BEGIN DATA ENTRIES

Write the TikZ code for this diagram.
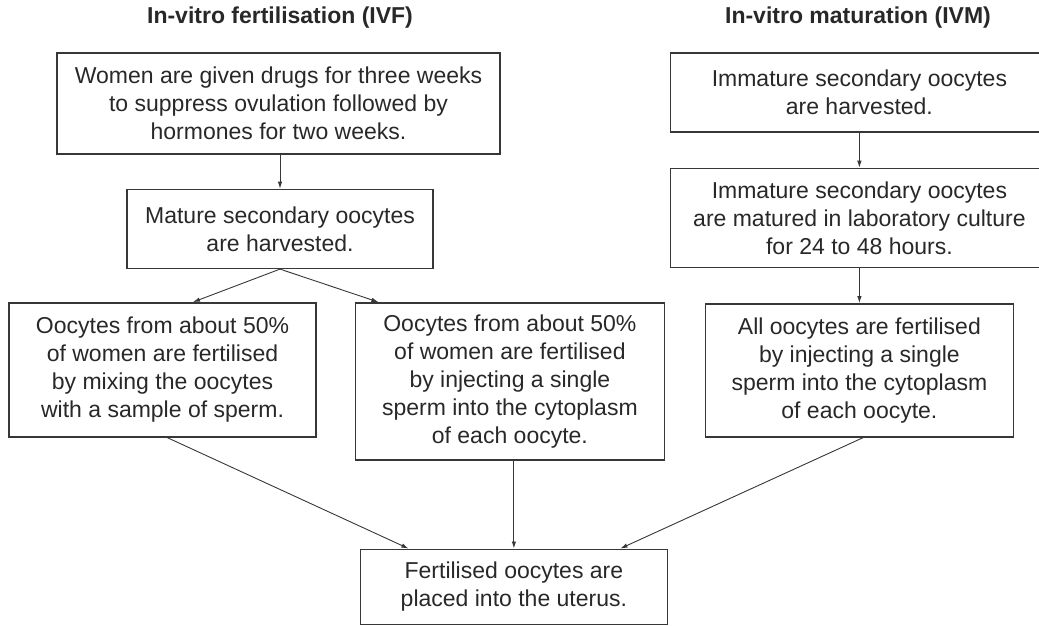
\documentclass[tikz,border=0pt]{standalone}
\usepackage{fontspec}
\setmainfont{Liberation Sans}
\definecolor{InkGray}{RGB}{40,40,40}
\definecolor{FrameGray}{RGB}{55,55,55}
\usetikzlibrary{positioning,arrows.meta}

\begin{document}
\begin{tikzpicture}[x=1pt, y=-1pt,
      every node/.style={font=\fontsize{23}{28}\selectfont, align=center, text=InkGray},
      heading/.style={font=\fontsize{23}{28}\selectfont\bfseries},
      stepbox/.style={draw=FrameGray, line width=1.4pt, inner sep=0pt,
                      minimum width=307pt},
      arr/.style={-{Latex[length=7pt,width=4.5pt]}, draw=FrameGray, line width=0.9pt}
  ]
    \useasboundingbox (0,0) rectangle (1039,626);
    \node[heading] (ivf) at (280,18) {In-vitro fertilisation (IVF)};
    \node[heading] (ivm) at (858,18) {In-vitro maturation (IVM)};
    % IVF branch
    \node[stepbox, minimum width=443pt, minimum height=101pt] (drugs) at (278.5,103.5) {Women are given drugs for three weeks\\to suppress ovulation followed by\\hormones for two weeks.};
    \node[stepbox, minimum width=306pt, minimum height=79pt, below=34pt of drugs, xshift=1.5pt] (mature) {Mature secondary oocytes\\are harvested.};
    \node[stepbox, minimum height=134pt, below=33pt of mature, xshift=-117.5pt] (mixing) {Oocytes from about 50\%\\of women are fertilised\\by mixing the oocytes\\with a sample of sperm.};
    \node[stepbox, minimum width=309pt, minimum height=157pt, right=38pt of mixing.north east, anchor=north west] (injectivf) {Oocytes from about 50\%\\of women are fertilised\\by injecting a single\\sperm into the cytoplasm\\of each oocyte.};
    % IVM branch
    \node[stepbox, minimum width=378pt, minimum height=79pt, right=169pt of drugs.north east, anchor=north west] (immature) {Immature secondary oocytes\\are harvested.};
    \node[stepbox, minimum width=378pt, minimum height=99pt, below=35pt of immature] (culture) {Immature secondary oocytes\\are matured in laboratory culture\\for 24 to 48 hours.};
    \node[stepbox, minimum width=308pt, minimum height=133pt, below=35pt of culture] (injectivm) {All oocytes are fertilised\\by injecting a single\\sperm into the cytoplasm\\of each oocyte.};
    % common end
    \node[stepbox, minimum height=75pt, below=88pt of injectivf, xshift=4pt] (uterus) {Fertilised oocytes are\\placed into the uterus.};
    \draw[arr] (drugs.south -| mature) -- (mature.north);
    \draw[arr] (mature.south) -- ([xshift=30.5pt]mixing.north);
    \draw[arr] (mature.south) -- ([xshift=-131.5pt]injectivf.north);
    \draw[arr] (immature) -- (culture);
    \draw[arr] (culture) -- (injectivm);
    \draw[arr] ([xshift=4.5pt]mixing.south) -- ([xshift=-105.5pt]uterus.north);
    \draw[arr] (injectivf.south -| uterus) -- (uterus.north);
    \draw[arr] ([xshift=4pt]injectivm.south) -- ([xshift=106.5pt]uterus.north);
  \end{tikzpicture}
\end{document}
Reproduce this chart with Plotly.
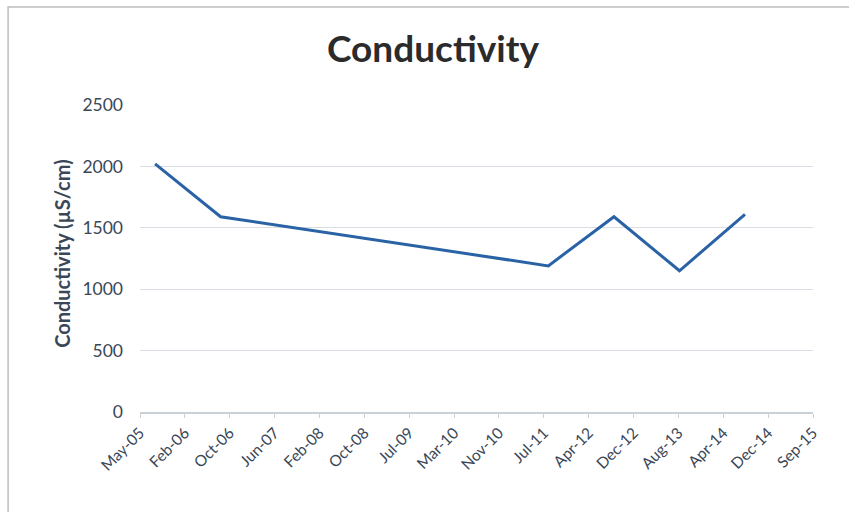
import pandas as pd
import plotly.graph_objects as go

# Sampling dates and measured conductivity (µS/cm)
sample_dates = ["2005-08-20", "2006-08-20", "2011-08-20", "2012-08-20", "2013-08-20", "2014-08-20"]
conductivity = [2020, 1590, 1190, 1590, 1150, 1610]

# Date axis: 250-day major unit starting late May 2005
axis_start = "2005-05-28"
tick_step_days = 250
tick_labels = ["May-05", "Feb-06", "Oct-06", "Jun-07", "Feb-08", "Oct-08", "Jul-09", "Mar-10",
               "Nov-10", "Jul-11", "Apr-12", "Dec-12", "Aug-13", "Apr-14", "Dec-14", "Sep-15"]
y_ticks = [0, 500, 1000, 1500, 2000, 2500]

tick_dates = pd.date_range(axis_start, periods=len(tick_labels), freq=f"{tick_step_days}D")

fig = go.Figure()
fig.add_trace(go.Scatter(
    x=pd.to_datetime(sample_dates),
    y=conductivity,
    mode="lines",
    line=dict(color="#2a62a6", width=3),
    showlegend=False,
))

font_family = "Lato, Carlito, sans-serif"
axis_text_color = "#3a4757"

fig.update_layout(
    width=849, height=512,
    margin=dict(l=140, r=36, t=105, b=100),
    paper_bgcolor="white",
    plot_bgcolor="white",
    title=dict(
        text="<b>Conductivity</b>",
        font=dict(family=font_family, size=37, color="#2b2b2b"),
        x=0.51, xanchor="center", xref="container",
        y=1 - 49 / 512, yanchor="middle", yref="container",
    ),
    xaxis=dict(
        type="date",
        range=[tick_dates[0], tick_dates[-1]],
        tickvals=tick_dates,
        ticktext=tick_labels,
        tickangle=-45,
        tickfont=dict(family=font_family, size=15.5, color=axis_text_color),
        showgrid=False,
        showline=True, linecolor="#c9d0d6", linewidth=1.5,
        ticks="outside", ticklen=4, tickcolor="#c9d0d6",
        zeroline=False,
    ),
    yaxis=dict(
        range=[0, 2500],
        tickvals=y_ticks,
        tickfont=dict(family=font_family, size=17.5, color=axis_text_color),
        showgrid=True, gridcolor="#d8dee3", gridwidth=1.2,
        zeroline=False,
        ticks="",
        ticklabelstandoff=16,
    ),
    annotations=[dict(
        text="<b>Conductivity (µS/cm)</b>",
        textangle=-90,
        x=-0.116, y=0.515, xref="paper", yref="paper",
        xanchor="center", yanchor="middle",
        showarrow=False,
        font=dict(family=font_family, size=20, color=axis_text_color),
    )],
    shapes=[dict(
        type="rect", xref="paper", yref="paper",
        x0=-0.196, y0=-0.4, x1=1.2, y1=1.319,
        line=dict(color="#bdbdbd", width=1.5),
        fillcolor="rgba(0,0,0,0)",
        layer="below",
    )],
)

fig.write_html("out.html")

END DATA ENTRIES

WORK TO DO — Omit the pictures. Transcribe every record exactly.

COMPLETED EXERCISE —
Write the TikZ code for this diagram.
\documentclass[tikz,border=0pt]{standalone}
\usepackage{fontspec}
\setmainfont{Liberation Sans}
\definecolor{InkGray}{RGB}{40,40,40}
\definecolor{FrameGray}{RGB}{55,55,55}
\usetikzlibrary{positioning,arrows.meta}

\begin{document}
\begin{tikzpicture}[x=1pt, y=-1pt,
      every node/.style={font=\fontsize{23}{28}\selectfont, align=center, text=InkGray},
      heading/.style={font=\fontsize{23}{28}\selectfont\bfseries},
      stepbox/.style={draw=FrameGray, line width=1.4pt, inner sep=0pt,
                      minimum width=307pt},
      arr/.style={-{Latex[length=7pt,width=4.5pt]}, draw=FrameGray, line width=0.9pt}
  ]
    \useasboundingbox (0,0) rectangle (1039,626);
    \node[heading] (ivf) at (280,18) {In-vitro fertilisation (IVF)};
    \node[heading] (ivm) at (858,18) {In-vitro maturation (IVM)};
    % IVF branch
    \node[stepbox, minimum width=443pt, minimum height=101pt] (drugs) at (278.5,103.5) {Women are given drugs for three weeks\\to suppress ovulation followed by\\hormones for two weeks.};
    \node[stepbox, minimum width=306pt, minimum height=79pt, below=34pt of drugs, xshift=1.5pt] (mature) {Mature secondary oocytes\\are harvested.};
    \node[stepbox, minimum height=134pt, below=33pt of mature, xshift=-117.5pt] (mixing) {Oocytes from about 50\%\\of women are fertilised\\by mixing the oocytes\\with a sample of sperm.};
    \node[stepbox, minimum width=309pt, minimum height=157pt, right=38pt of mixing.north east, anchor=north west] (injectivf) {Oocytes from about 50\%\\of women are fertilised\\by injecting a single\\sperm into the cytoplasm\\of each oocyte.};
    % IVM branch
    \node[stepbox, minimum width=378pt, minimum height=79pt, right=169pt of drugs.north east, anchor=north west] (immature) {Immature secondary oocytes\\are harvested.};
    \node[stepbox, minimum width=378pt, minimum height=99pt, below=35pt of immature] (culture) {Immature secondary oocytes\\are matured in laboratory culture\\for 24 to 48 hours.};
    \node[stepbox, minimum width=308pt, minimum height=133pt, below=35pt of culture] (injectivm) {All oocytes are fertilised\\by injecting a single\\sperm into the cytoplasm\\of each oocyte.};
    % common end
    \node[stepbox, minimum height=75pt, below=88pt of injectivf, xshift=4pt] (uterus) {Fertilised oocytes are\\placed into the uterus.};
    \draw[arr] (drugs.south -| mature) -- (mature.north);
    \draw[arr] (mature.south) -- ([xshift=30.5pt]mixing.north);
    \draw[arr] (mature.south) -- ([xshift=-131.5pt]injectivf.north);
    \draw[arr] (immature) -- (culture);
    \draw[arr] (culture) -- (injectivm);
    \draw[arr] ([xshift=4.5pt]mixing.south) -- ([xshift=-105.5pt]uterus.north);
    \draw[arr] (injectivf.south -| uterus) -- (uterus.north);
    \draw[arr] ([xshift=4pt]injectivm.south) -- ([xshift=106.5pt]uterus.north);
  \end{tikzpicture}
\end{document}
Reproduce this chart with Plotly.
import pandas as pd
import plotly.graph_objects as go

# Sampling dates and measured conductivity (µS/cm)
sample_dates = ["2005-08-20", "2006-08-20", "2011-08-20", "2012-08-20", "2013-08-20", "2014-08-20"]
conductivity = [2020, 1590, 1190, 1590, 1150, 1610]

# Date axis: 250-day major unit starting late May 2005
axis_start = "2005-05-28"
tick_step_days = 250
tick_labels = ["May-05", "Feb-06", "Oct-06", "Jun-07", "Feb-08", "Oct-08", "Jul-09", "Mar-10",
               "Nov-10", "Jul-11", "Apr-12", "Dec-12", "Aug-13", "Apr-14", "Dec-14", "Sep-15"]
y_ticks = [0, 500, 1000, 1500, 2000, 2500]

tick_dates = pd.date_range(axis_start, periods=len(tick_labels), freq=f"{tick_step_days}D")

fig = go.Figure()
fig.add_trace(go.Scatter(
    x=pd.to_datetime(sample_dates),
    y=conductivity,
    mode="lines",
    line=dict(color="#2a62a6", width=3),
    showlegend=False,
))

font_family = "Lato, Carlito, sans-serif"
axis_text_color = "#3a4757"

fig.update_layout(
    width=849, height=512,
    margin=dict(l=140, r=36, t=105, b=100),
    paper_bgcolor="white",
    plot_bgcolor="white",
    title=dict(
        text="<b>Conductivity</b>",
        font=dict(family=font_family, size=37, color="#2b2b2b"),
        x=0.51, xanchor="center", xref="container",
        y=1 - 49 / 512, yanchor="middle", yref="container",
    ),
    xaxis=dict(
        type="date",
        range=[tick_dates[0], tick_dates[-1]],
        tickvals=tick_dates,
        ticktext=tick_labels,
        tickangle=-45,
        tickfont=dict(family=font_family, size=15.5, color=axis_text_color),
        showgrid=False,
        showline=True, linecolor="#c9d0d6", linewidth=1.5,
        ticks="outside", ticklen=4, tickcolor="#c9d0d6",
        zeroline=False,
    ),
    yaxis=dict(
        range=[0, 2500],
        tickvals=y_ticks,
        tickfont=dict(family=font_family, size=17.5, color=axis_text_color),
        showgrid=True, gridcolor="#d8dee3", gridwidth=1.2,
        zeroline=False,
        ticks="",
        ticklabelstandoff=16,
    ),
    annotations=[dict(
        text="<b>Conductivity (µS/cm)</b>",
        textangle=-90,
        x=-0.116, y=0.515, xref="paper", yref="paper",
        xanchor="center", yanchor="middle",
        showarrow=False,
        font=dict(family=font_family, size=20, color=axis_text_color),
    )],
    shapes=[dict(
        type="rect", xref="paper", yref="paper",
        x0=-0.196, y0=-0.4, x1=1.2, y1=1.319,
        line=dict(color="#bdbdbd", width=1.5),
        fillcolor="rgba(0,0,0,0)",
        layer="below",
    )],
)

fig.write_html("out.html")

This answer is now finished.